By Mark Fischenich
MANKATO — After the 2008-09 Minnesota Senate election and recount, it wasn’t surprising that some venting occurred Monday when a group of election officials gathered in Mankato.
There was the eye-blurring recount of nearly 3 million ballots and the sometimes endless challenging of local election officials’ rulings on who the voter was supporting.
“It was just plain getting to be silly,” Nicollet County Auditor Bridgette Kennedy said of the often-frivolous challenges.
Then there’s the lawsuit phase of the recount, which began Monday, in which local election judges are facing possible subpoenas to testify. St. Peter City Clerk Barb Luker said she’s had two judges say they’re never going to serve again.
“This particular moment in the recount — with the harassment of election judges taking place — hurts us all,” said Secretary of State Mark Ritchie. “... This part is not OK.”
But Ritchie asked the local elections officials from Blue Earth and Nicollet County to try to be understanding of the behavior of representatives of Al Franken and Norm Coleman, who’ve been separated by little more 200 votes throughout the process.

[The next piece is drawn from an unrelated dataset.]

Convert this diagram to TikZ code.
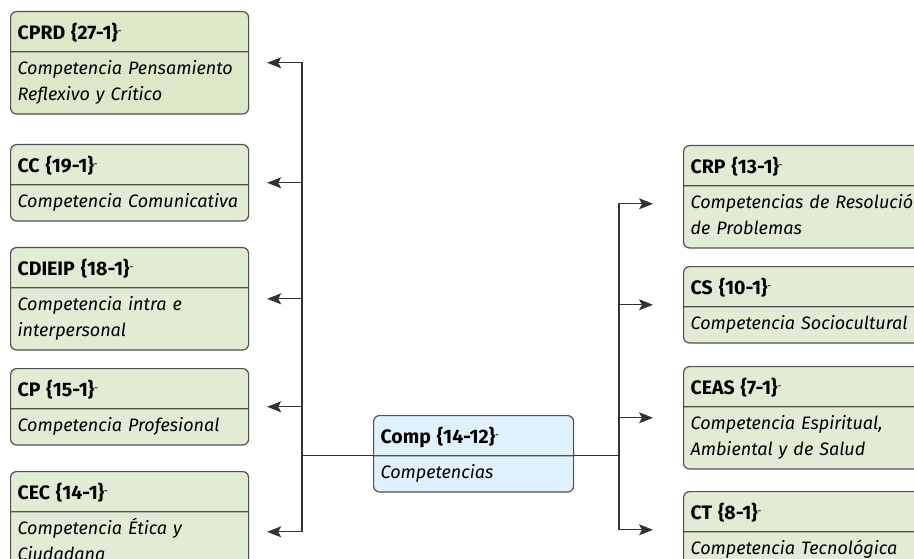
\documentclass[tikz,border=0pt]{standalone}
\usepackage{fontspec}
\setmainfont{Fira Sans}
\usetikzlibrary{arrows.meta, positioning, shapes.multipart}
\definecolor{cardgreen}{RGB}{226, 236, 213}
\definecolor{topgreen}{RGB}{221, 232, 200}
\definecolor{rootblue}{RGB}{223, 241, 252}
\definecolor{cardline}{RGB}{80, 80, 80}
\definecolor{linkgray}{RGB}{51, 51, 51}

\newcommand{\tildemark}{\raisebox{0.3em}{\scriptsize\textasciitilde}}
\newcommand{\cardtext}[2]{{\fontsize{19.5}{26}\selectfont\bfseries #1\tildemark}\rule[-12pt]{0pt}{39pt}\nodepart{two}\itshape\rule{0pt}{22pt}#2\rule[-13pt]{0pt}{13pt}}

\begin{document}
\begin{tikzpicture}[x=1pt, y=-1pt,
        card/.style={rectangle split, rectangle split parts=2, draw=cardline, line width=1.2pt, fill=cardgreen, rounded corners=6pt, text width=224pt, inner xsep=7pt, inner ysep=0pt, align=left, anchor=north west, font=\fontsize{18}{26}\selectfont},
        rcard/.style={card, text width=260pt},
        root/.style={card, fill=rootblue, text width=186pt},
        link/.style={-{Stealth[length=14pt, width=11pt, inset=3pt]}, draw=linkgray, line width=1.1pt},
        trunk/.style={draw=linkgray, line width=1.1pt}
    ]
        \useasboundingbox (0,0) rectangle (914,559);
        \clip (0,0) rectangle (914,559);

        % Competencias a la izquierda
        \node[card, fill=topgreen] (cprd) at (10,11) {\cardtext{CPRD \{27-1\}}{Competencia Pensamiento\\Reflexivo y Crítico}};
        \node[card] (cc) at (10,144) {\cardtext{CC \{19-1\}}{Competencia Comunicativa}};
        \node[card] (cdieip) at (10,247) {\cardtext{CDIEIP \{18-1\}}{Competencia intra e\\interpersonal}};
        \node[card] (cp) at (10,368) {\cardtext{CP \{15-1\}}{Competencia Profesional}};
        \node[card] (cec) at (10,471) {\cardtext{CEC \{14-1\}}{Competencia Ética y\\Ciudadana}};

        % Nodo central
        \node[root] (comp) at (373,415) {\cardtext{Comp \{14-12\}}{Competencias}};

        % Competencias a la derecha
        \node[rcard] (crp) at (683,145) {\cardtext{CRP \{13-1\}}{Competencias de Resolución\\de Problemas}};
        \node[rcard] (cs) at (683,266) {\cardtext{CS \{10-1\}}{Competencia Sociocultural}};
        \node[rcard] (ceas) at (683,366) {\cardtext{CEAS \{7-1\}}{Competencia Espiritual,\\Ambiental y de Salud}};
        \node[rcard] (ct) at (683,491) {\cardtext{CT \{8-1\}}{Competencia Tecnológica}};

        % Troncos
        \coordinate (trunkL) at (comp.text split west -| 302,0);
        \coordinate (trunkR) at (comp.text split east -| 619,0);
        \draw[trunk] (comp.text split west) -- (trunkL);
        \draw[trunk] (comp.text split east) -- (trunkR);

        % Enlaces
        \draw[link] (trunkL) |- ([xshift=18pt]cprd.east);
        \draw[link] (trunkL) |- ([xshift=18pt]cc.east);
        \draw[link] (trunkL) |- ([xshift=18pt]cdieip.east);
        \draw[link] (trunkL) |- ([xshift=18pt]cp.east);
        \draw[link] (trunkL) |- ([xshift=18pt, yshift=-9pt]cec.east);
        \draw[link] (trunkR) |- ([xshift=-30pt, yshift=-7pt]crp.west);
        \draw[link] (trunkR) |- ([xshift=-30pt]cs.west);
        \draw[link] (trunkR) |- ([xshift=-30pt]ceas.west);
        \draw[link] (trunkR) |- ([xshift=-30pt]ct.west);
    \end{tikzpicture}
\end{document}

When it’s that close, candidates tend to get a bit intense about every single step of the process, Ritchie said.
“The candidates are going to be lunatics and the system allows them to be lunatics,” he said.
“But why does the system allow them to be lunatics?” North Mankato City Clerk Nancy Gehrke asked.
“The goal is for the loser to feel he lost,” Ritchie said — as opposed to the candidate believing the recount hadn’t been as thorough as necessary.
Along with the venting, though, Ritchie and area election officials ranging from township clerks to county auditors talked about ways of making future elections — and recounts — work better.
“It may be 40 years again before we have this,” Ritchie said of the extremely tight margin in a statewide race. “... It could be next year.”
It was 46 years ago that Minnesota had something similar — an extremely close race for governor that resulted in a 139-day recount. Changes in election law were the result and should be again, according to Ritchie.
“In ’62 they learned a tremendous amount and adjusted the system with what they learned,” he said, asking for suggestions and ideas.
Kennedy suggested the Legislature adopt an early voting system that’s longer, less cumbersome and open to anybody — not just people who say they will be unable to get to the polls on Election Day. That’s what people who vote absentee must do now.
“I like that our citizens don’t have to come up with a lie to be able to do it,” Kennedy said of the proposed change.
Ritchie said other proposals include an earlier primary election, possibly June or August. One reason for that is a recount like the current one, if it came out of a primary election in September, wouldn’t be completed in time for the general election.
The standard for an automatic recount might also be raised from the current one — one-half of 1 percent. The margin in the Franken-Coleman race is less than one-hundredth of 1 percent.
A first-term Democrat, Ritchie is holding similar meetings with local election officials around the state. And he gave the south-central Minnesota group reasons for feeling good about the job they did and the integrity of the state’s ballot system.
He noted that the Franken and Coleman campaigns had representatives looking at every one of the 2.9 million ballots during the recount, and they agreed with the local election officials 99.7 percent of the time about who the ballot was cast for.
Of the remaining ballots, the State Canvassing Board agreed unanimously 95 percent of the time.
“Which means there were 50 ballots of contention in the state,” Ritchie said.
Coleman’s lawsuit is attempting to add several thousand more to the list — absentee ballots that were rejected. The suit also alleges that some damaged ballots were duplicated so they could be read by vote-counting machines on Election Day but were not properly marked as duplicates — causing those ballots to be counted twice in the recount.
Franken leads the race by 225 votes.